Vanitas Vanitatum! Which of us is happy in this world?
I enjoyed this book, but it had to grow on me after 200 + pages. At first, the language seems archaic, stilted, and difficult to follow. The style of writing is totally vain and self-serving, the sort of celebrity of times past. The story takes place in London from 1809 until about 1830, but really in Europe. The story itself revolves around two families: Amelia Sedley, and Rebecca Sharp. Childhood friends from finishing schools with much different backgrounds. Amelia's from a respectable family, with a secure future. Rebecca has no pedigree, which is all-important. She survives by her wits, perpetually climbing the society ladder. At one time, she is the toast of London, and invited to Court. Rebecca is one of the most resourceful and interesting characters in English literature. At a time when respectable women could not work, Rebecca sets about making a name for herself and marrying into a wealthier respectable family, the Crawleys.

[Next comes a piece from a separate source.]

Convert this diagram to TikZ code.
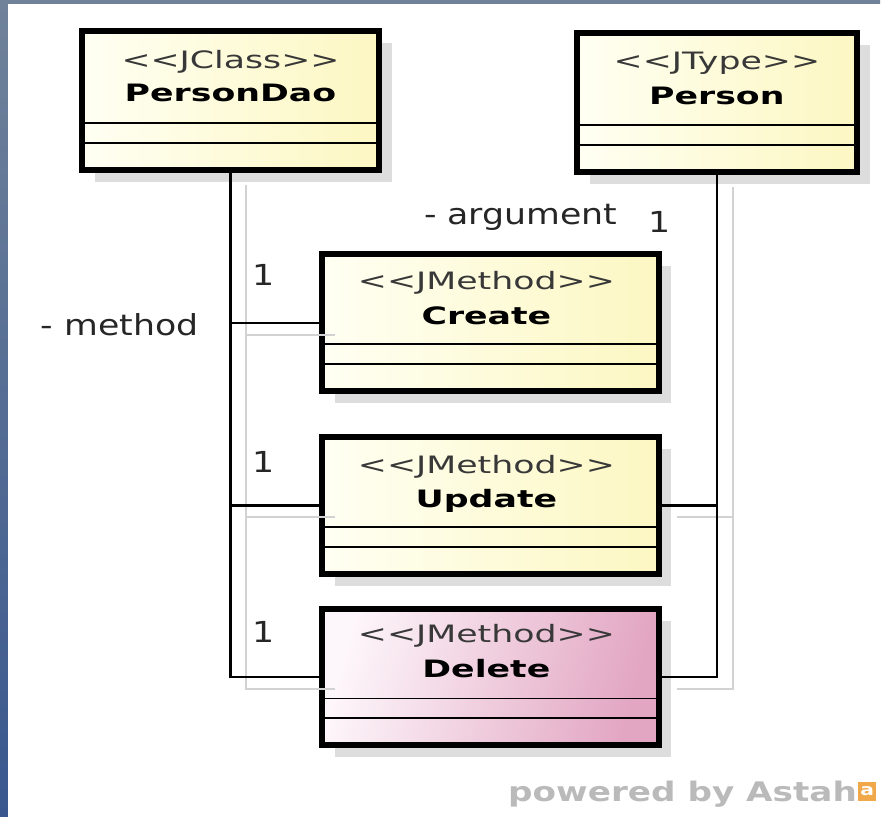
\documentclass[tikz,border=0pt]{standalone}
\usepackage{fontspec}
\newfontfamily\boxfont[FakeStretch=1.45]{DejaVu Sans}
\newfontfamily\endfont[FakeStretch=1.2]{DejaVu Sans}
\newfontfamily\logofont[FakeStretch=1.27]{DejaVu Sans}
\usetikzlibrary{calc,shadows,positioning}

\definecolor{classlight}{HTML}{FFFFF3}
\definecolor{classdark}{HTML}{FCF7C2}
\definecolor{dellight}{HTML}{FDF6FA}
\definecolor{deldark}{HTML}{E2A5C2}
\definecolor{shadowgray}{HTML}{DDDDDD}
\definecolor{linegray}{HTML}{D2D2D2}
\definecolor{frameblue}{HTML}{3A588F}
\definecolor{frametop}{HTML}{70829A}
\definecolor{logoorange}{HTML}{F0A848}

\newcommand\stereotype[1]{<\kern0pt<#1>\kern0pt>}

\tikzset{
  umlbox/.style={draw=black, line width=6pt, rectangle, inner sep=0pt,
    drop shadow={shadow xshift=13pt, shadow yshift=-12pt, fill=shadowgray, opacity=1},
    path picture={
      \draw[line width=1.8pt] ($(path picture bounding box.south west)+(0,-47)$) -- ($(path picture bounding box.south east)+(0,-47)$);
      \draw[line width=1.8pt] ($(path picture bounding box.south west)+(0,-27)$) -- ($(path picture bounding box.south east)+(0,-27)$);
    }},
  classfill/.style={left color=classlight, right color=classdark},
  deletefill/.style={left color=dellight, right color=deldark, shading angle=75},
  methodbox/.style={umlbox, minimum width=337, minimum height=137},
  stereo/.style={anchor=base, inner sep=0pt, text=black!78, font=\boxfont\fontsize{24}{28}\selectfont},
  classname/.style={anchor=base, inner sep=0pt, text=black, font=\boxfont\bfseries\fontsize{24}{28}\selectfont},
  endlabel/.style={anchor=base, inner sep=0pt, text=black!85, font=\endfont\fontsize{29}{33}\selectfont},
  assoc/.style={draw=black, line width=2.5pt},
  assocshadow/.style={draw=linegray, line width=2pt, transform canvas={shift={(16,12)}}},
}

\begin{document}
\begin{tikzpicture}[x=1pt, y=-1pt]
  % frame of the screenshot
  \fill[top color=frametop, bottom color=frameblue] (0,0) rectangle (882,818);
  \fill[white] (8,4) rectangle (884,822);
  \useasboundingbox (0,0) rectangle (882,818);

  % classes
  \node[umlbox, classfill, minimum width=298, minimum height=139] (dao) at (231,100.5) {};
  \node[stereo] (dao-st) at ($(dao.north)+(0,41)$) {\stereotype{JClass}};
  \node[classname] (dao-nm) at ($(dao.north)+(0,74)$) {PersonDao};

  \node[umlbox, classfill, minimum width=281, minimum height=139] (person) at (718.5,102.5) {};
  \node[stereo] (person-st) at ($(person.north)+(0,40)$) {\stereotype{JType}};
  \node[classname] (person-nm) at ($(person.north)+(0,75)$) {Person};

  % methods
  \node[methodbox, classfill] (crt) at (491.5,323.5) {};
  \node[stereo] (crt-st) at ($(crt.north)+(-4,38)$) {\stereotype{JMethod}};
  \node[classname] (crt-nm) at ($(crt.north)+(-4,73)$) {Create};

  \node[methodbox, classfill] (upd) at (491.5,506.5) {};
  \node[stereo] (upd-st) at ($(upd.north)+(-4,40)$) {\stereotype{JMethod}};
  \node[classname] (upd-nm) at ($(upd.north)+(-4,74)$) {Update};

  \node[methodbox, deletefill] (del) at (491.5,678.5) {};
  \node[stereo] (del-st) at ($(del.north)+(-4,37)$) {\stereotype{JMethod}};
  \node[classname] (del-nm) at ($(del.north)+(-4,72)$) {Delete};

  % associations (shadow first)
  \coordinate (daoend) at (dao.south |- del.west);
  \coordinate (personend) at (person.south |- del.east);
  \draw[assocshadow] (dao.south) -- (daoend) -- (del.west);
  \draw[assocshadow] (dao.south |- crt.west) -- (crt.west);
  \draw[assocshadow] (dao.south |- upd.west) -- (upd.west);
  \draw[assocshadow] (person.south) -- (personend) -- (del.east);
  \draw[assocshadow] (person.south |- upd.east) -- (upd.east);

  \draw[assoc] (dao.south) -- (daoend) -- (del.west);
  \draw[assoc] (dao.south |- crt.west) -- (crt.west);
  \draw[assoc] (dao.south |- upd.west) -- (upd.west);
  \draw[assoc] (person.south) -- (personend) -- (del.east);
  \draw[assoc] (person.south |- upd.east) -- (upd.east);

  % role names and multiplicities
  \node[endlabel] (method-role) at (120,336) {- method};
  \node[endlabel] (crt-mult) at ($(dao.south |- crt.west)+(33,-37)$) {1};
  \node[endlabel] (upd-mult) at ($(dao.south |- upd.west)+(33,-33)$) {1};
  \node[endlabel] (del-mult) at ($(dao.south |- del.west)+(33,-35)$) {1};
  \node[endlabel] (argument-role) at ($(person.south)+(-196.5,50)$) {- argument};
  \node[endlabel] (person-mult) at ($(person.south)+(-57,58)$) {1};

  % tool mark
  \node[anchor=base east, inner sep=0pt, text=black!27, font=\logofont\bfseries\fontsize{27}{30}\selectfont] (powered) at (859,803) {powered by Astah};
  \node[anchor=south west, fill=logoorange, minimum width=18, minimum height=19, inner sep=0pt,
        text=white, font=\logofont\bfseries\fontsize{16}{16}\selectfont] (logo) at (860,803) {a};
\end{tikzpicture}
\end{document}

One truth of Vanity Fair: a place and a state of mind is this: fortunes change. The book follows the ups and downs of Amelia and Rebecca. Amelia and Rebecca's husbands, George Osborne and Rawdon Crawley serve in the British military at Waterloo. George Osborne never returns, and years later it is found out that he never loved his wife Amelia, but wanted Rebecca to run away with him. Eventually Rebecca has a son, whom she does not care for, and is left to the care of her in-laws. At last, she is shunned by society and ends up alone.
Although the wordy, descriptive style can be overbearing, the story is worth reading. It is thought that Thackeray himself is based on the character of Major Dobbins, who loves Amelia for years from afar. The story constantly holds up a mirror to society, the highs, the lows, debt and bankruptcy, love and marriage.